Steven Greenberger, a professor of law at DePaul, does not believe that high-profile politicians facing legal issues is a new circumstance.

“It’s kinda deja-vu as far as I can see,” Greenberger said.

But, what asserts itself as unprecedented is the lack of accountability taken by politicians for their various illegal actions.

“I think what is new is chiefly attributed to Trump,” Greenberger said. “He thinks the law doesn’t apply to him, I think that’s new.”

As former President Trump’s administration remains almost four years in the past, the lasting impacts of his unique approach to politics, including his attitude towards his criminality, remain significant in the American political climate.

Ben Epstein, DePaul professor of political science, views Trump’s actions in the legal sphere may be a sign of changing norms in the political system.

“I think the one thing that Donald Trump has always done that has been breaking from norms is that he has no shame,” Epstein said. “He has never been someone who has taken credit or responsibility for things that have gone bad.”Epstein believes Santos has adopted a similar stance against his legal issues. 

“[Santos] hasn’t apologized,” Epstein said. “He said he’s going to prove his innocence, and says he plans to run for reelection.” 

Despite his legal issues, Santos remains a powerful political pawn for the Republicans to hold on to their slim majority of nine seats in the House. Speaker Kevin McCarthy chose not to call upon Santos to resign, unlike other bipartisan members of Congress. 

“They have a right to vote, but they have to go to trial,” McCarthy said when speaking with reporters on Santos’ current position in the House.

Keith Simonds, a lecturer of political science at DePaul, explains the little impact ethical and legal issues seem to have on political support. 

“Similarly to Santos, the Republican party is not abandoning [Trump] at all,” Simonds said. 

Not only has Trump adopted a shameless attitude towards the plethora of legal issues he faces, but can turn this stance into a powerful political strategy, connecting him to supporters, according to Epstein. 

Despite illegality being a significant pillar in the American political system, and being a haunting aspect for politicians throughout history, Epstein said that many things have changed. 

“Contextually, this isn’t new,” Epstein said. “But what is really interesting to me is what once was a disqualifying event or action for someone who was running for office or serving in office, that norm is changing.”

Simonds said that the success of using criminality as a political advantage is shifting the attitudes and actions of politicians towards a less ethical standard, regardless of their partisan loyalties. 

“Both sides right now just have this really strong incentive to say ‘that’s what works,’” Simonds said. “We’re all learning bad lessons from each other.”

Both Simonds and Epstein agree that unethical behavior and illegal action are not strategies binary to a particular party, as they emphasize the example of former President Bill Clinton’s stagnant high approval ratings following his impeachment in 1998.

Pew Research Center finds that after the House moved to impeach Clinton, his approval ratings hit 71%.

As of May 16, House Democrats, led by Rep.

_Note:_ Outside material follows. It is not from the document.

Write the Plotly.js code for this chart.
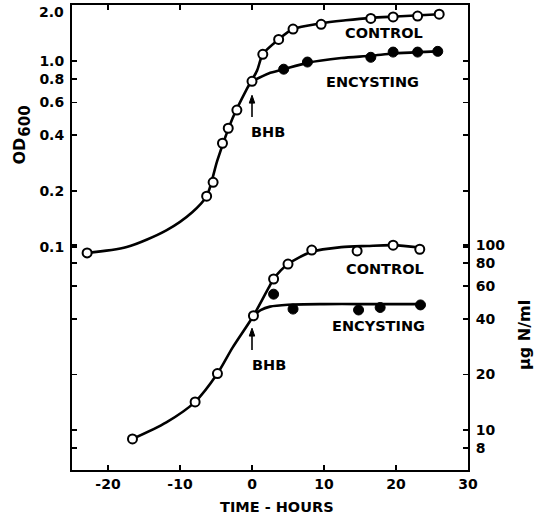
<!DOCTYPE html>
<html>
<head>
<meta charset="utf-8">
<script src="https://cdn.plot.ly/plotly-3.0.1.min.js"></script>
<style>html,body{margin:0;padding:0;background:#fff;}#chart{width:534px;height:517px;}</style>
</head>
<body>
<div id="chart"></div>
<script>
// ---- data ----
// Optical density (left axis) - measured points
const timeOdControl = [-22.9, -6.3, -5.4, -4.1, -3.3, -2.1, 0, 1.5, 3.7, 5.7, 9.6, 16.5, 19.6, 23, 26];
const odControl = [0.093, 0.188, 0.223, 0.362, 0.436, 0.546, 0.78, 1.09, 1.31, 1.49, 1.58, 1.70, 1.73, 1.75, 1.79];
const timeOdEncyst = [4.4, 7.7, 16.5, 19.6, 23, 25.8];
const odEncyst = [0.906, 0.99, 1.05, 1.12, 1.12, 1.13];
// Optical density - drawn curves
const timeOdControlCurve = [-22.9, -17.4, -11.9, -8.3, -6.3, -4.8, -2.7, -0.8, 0.7, 1.5, 3.7, 5.7, 9.6, 13, 16.5, 20, 26];
const odControlCurve = [0.093, 0.1, 0.123, 0.154, 0.188, 0.294, 0.494, 0.70, 0.89, 1.09, 1.31, 1.49, 1.60, 1.66, 1.71, 1.74, 1.79];
const timeOdEncystCurve = [0, 2.3, 4.4, 7.7, 12.4, 16.5, 19.6, 23, 25.8];
const odEncystCurve = [0.78, 0.86, 0.905, 0.98, 1.04, 1.07, 1.10, 1.12, 1.13];

// Nitrogen (right axis, ug N/ml) - measured points
const timeNControl = [-16.6, -7.9, -4.8, 0.2, 3.0, 5.0, 8.3, 14.6, 19.6, 23.3];
const nControl = [8.95, 14.2, 20.2, 41.5, 65.6, 79, 94, 93, 100, 95];
const timeNEncyst = [3.0, 5.7, 14.8, 17.8, 23.4];
const nEncyst = [54.3, 45.1, 44.6, 46, 47.5];
// Nitrogen - drawn curves
const timeNControlCurve = [-16.6, -11.9, -7.9, -4.8, -2.7, 0.2, 2.3, 3.0, 5.0, 8.3, 12.4, 16, 19.6, 23.3];
const nControlCurve = [8.95, 11.0, 14.2, 20.2, 27.9, 41.5, 58.7, 65.6, 79, 92, 97.5, 99, 100, 97];
const timeNEncystCurve = [0.2, 1.2, 2.5, 5, 10, 15, 20, 23.4];
const nEncystCurve = [41.5, 44.5, 46.5, 47.6, 48, 48, 48, 48];

// BHB addition time
const bhbTime = 0;

// tick labels
const xTicks = [-20, -10, 0, 10, 20, 30];
const xTickText = ['-20', '-10', '0', '10', '20', '30'];
const odTicks = [0.1, 0.2, 0.4, 0.6, 0.8, 1.0, 2.0];
const odTickText = ['0.1', '0.2', '0.4', '0.6', '0.8', '1.0', '2.0'];
const nTicks = [8, 10, 20, 40, 60, 80, 100];
const nTickText = ['8', '10', '20', '40', '60', '80', '100'];

// ---- chart ----
const FONT = 'DejaVu Sans';
const lineStyle = {color: '#000', width: 2.6, shape: 'spline', smoothing: 0.8};
const openMarker = {symbol: 'circle', size: 9, color: '#fff', line: {color: '#000', width: 2}};
const filledMarker = {symbol: 'circle', size: 10, color: '#000', line: {color: '#000', width: 1}};

const traces = [
  {x: timeOdControlCurve, y: odControlCurve, mode: 'lines', line: lineStyle, yaxis: 'y', hoverinfo: 'skip'},
  {x: timeOdEncystCurve, y: odEncystCurve, mode: 'lines', line: lineStyle, yaxis: 'y', hoverinfo: 'skip'},
  {x: timeNControlCurve, y: nControlCurve, mode: 'lines', line: lineStyle, yaxis: 'y2', hoverinfo: 'skip'},
  {x: timeNEncystCurve, y: nEncystCurve, mode: 'lines', line: lineStyle, yaxis: 'y2', hoverinfo: 'skip'},
  {x: timeOdControl, y: odControl, mode: 'markers', marker: openMarker, yaxis: 'y', cliponaxis: false},
  {x: timeOdEncyst, y: odEncyst, mode: 'markers', marker: filledMarker, yaxis: 'y', cliponaxis: false},
  {x: timeNControl, y: nControl, mode: 'markers', marker: openMarker, yaxis: 'y2', cliponaxis: false},
  {x: timeNEncyst, y: nEncyst, mode: 'markers', marker: filledMarker, yaxis: 'y2', cliponaxis: false}
];

const tickFont = {family: FONT, size: 14, color: '#000', weight: 'bold'};
const labFont = {family: FONT, size: 14.5, color: '#000', weight: 'bold'};
const odFont = {family: FONT, size: 16, color: '#000', weight: 'bold'};
const subFont = {family: FONT, size: 15, color: '#000', weight: 'bold'};

const axisCommon = {
  showgrid: false, zeroline: false, showline: true, linecolor: '#000', linewidth: 2,
  mirror: 'ticks', ticks: 'inside', ticklen: 5, tickwidth: 1.6, tickcolor: '#000',
  tickfont: tickFont
};

function label(x, y, text, font, angle, xanchor) {
  return {xref: 'paper', yref: 'paper', x: x, y: y, text: text, showarrow: false,
          font: font || labFont, xanchor: xanchor || 'center', yanchor: 'middle', textangle: angle || 0};
}

function arrowShapes(yTail, yHead) {
  return [
    {type: 'line', xref: 'x', yref: 'paper', x0: bhbTime, x1: bhbTime, y0: yTail, y1: yHead - 0.01,
     line: {color: '#000', width: 1.6}},
    {type: 'path', xref: 'x', yref: 'paper', fillcolor: '#000', line: {color: '#000', width: 1},
     path: 'M ' + (bhbTime - 0.38) + ',' + (yHead - 0.017) + ' L ' + (bhbTime + 0.38) + ',' + (yHead - 0.017) +
           ' L ' + bhbTime + ',' + yHead + ' Z'}
  ];
}

// the top OD label (2.0) sits just below the frame corner in the original, so it is drawn as an annotation
const nOd = odTicks.length;

const layout = {
  width: 534, height: 517,
  margin: {l: 72, r: 66, t: 5, b: 47, pad: 0},
  paper_bgcolor: '#fff', plot_bgcolor: '#fff',
  showlegend: false,
  xaxis: Object.assign({}, axisCommon, {
    range: [-25, 30], tickmode: 'array', tickvals: xTicks, ticktext: xTickText, ticklabelstandoff: 0
  }),
  yaxis: Object.assign({}, axisCommon, {
    type: 'log', range: [-2.199, 0.3025], tickmode: 'array',
    tickvals: odTicks.slice(0, nOd - 1), ticktext: odTickText.slice(0, nOd - 1), ticklabelstandoff: 3
  }),
  yaxis2: Object.assign({}, axisCommon, {
    type: 'log', range: [0.784, 3.2985], overlaying: 'y', side: 'right',
    tickmode: 'array', tickvals: nTicks, ticktext: nTickText, ticklabelstandoff: 3
  }),
  shapes: [].concat(arrowShapes(0.759, 0.806), arrowShapes(0.258, 0.305)),
  annotations: [
    label(-0.016, 0.984, odTickText[nOd - 1], tickFont, 0, 'right'),
    label(0.518, -0.079, 'TIME - HOURS'),
    label(-0.135, 0.686, 'OD', odFont, -90),
    label(-0.119, 0.751, '600', subFont, -90),
    label(1.141, 0.29, 'µg N/ml', odFont, -90),
    label(0.788, 0.94, 'CONTROL'),
    label(0.760, 0.834, 'ENCYSTING'),
    label(0.790, 0.432, 'CONTROL'),
    label(0.773, 0.310, 'ENCYSTING'),
    label(0.495, 0.727, 'BHB'),
    label(0.497, 0.226, 'BHB')
  ]
};

Plotly.newPlot('chart', traces, layout, {displayModeBar: false, staticPlot: true});
</script>
</body>
</html>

Garcia (D-CA) moved to force a vote to remove Santos from his position.

 But, because of Republicans’ reliance on Santos for majority power, the task has been deployed onto the House Ethics Committee to continue to reassess Santos’ standing in the House. 

What remains a significant issue to Epstein as illegality and unethical behavior become an increasingly normal political tactic, is the accountability that is held towards elected officials.

“The lack of holding politicians accountable for egregious, illegal activity from the voters, from certain portions of the media that covers them, and frankly from colleagues, publicly, is a problem in my view,” Epstein said. 

As Santos faces wire fraud and money laundering charges, his status as a politician remains unknown. 

Santos still holds legislative power, plans to run for reelection and is a protected, sacred actor for the Republicans as they attempt to maintain their slim control over the House.

Trump has begun touting his 2024 reelection campaign for president amidst countless legal concerns. 

What worries Simonds is the image these actors bring to the forefront of American politics, and what impact it will have on future voters.

I think in some ways the part that worries me the most is when everyone’s expectation is that politics is corrupt, or is really ugly, then that both becomes more true, and turns people away,” Simonds said.

Epstein believes there needs to be a higher standard held towards elected officials, and that attitudes need to change.

“I would also hope our elected officials are amongst the best of us, they’re our leaders, they are elected to represent us and guide us towards the future,” Epstein said. “I hope they will be both ethical and act according to the laws they write.”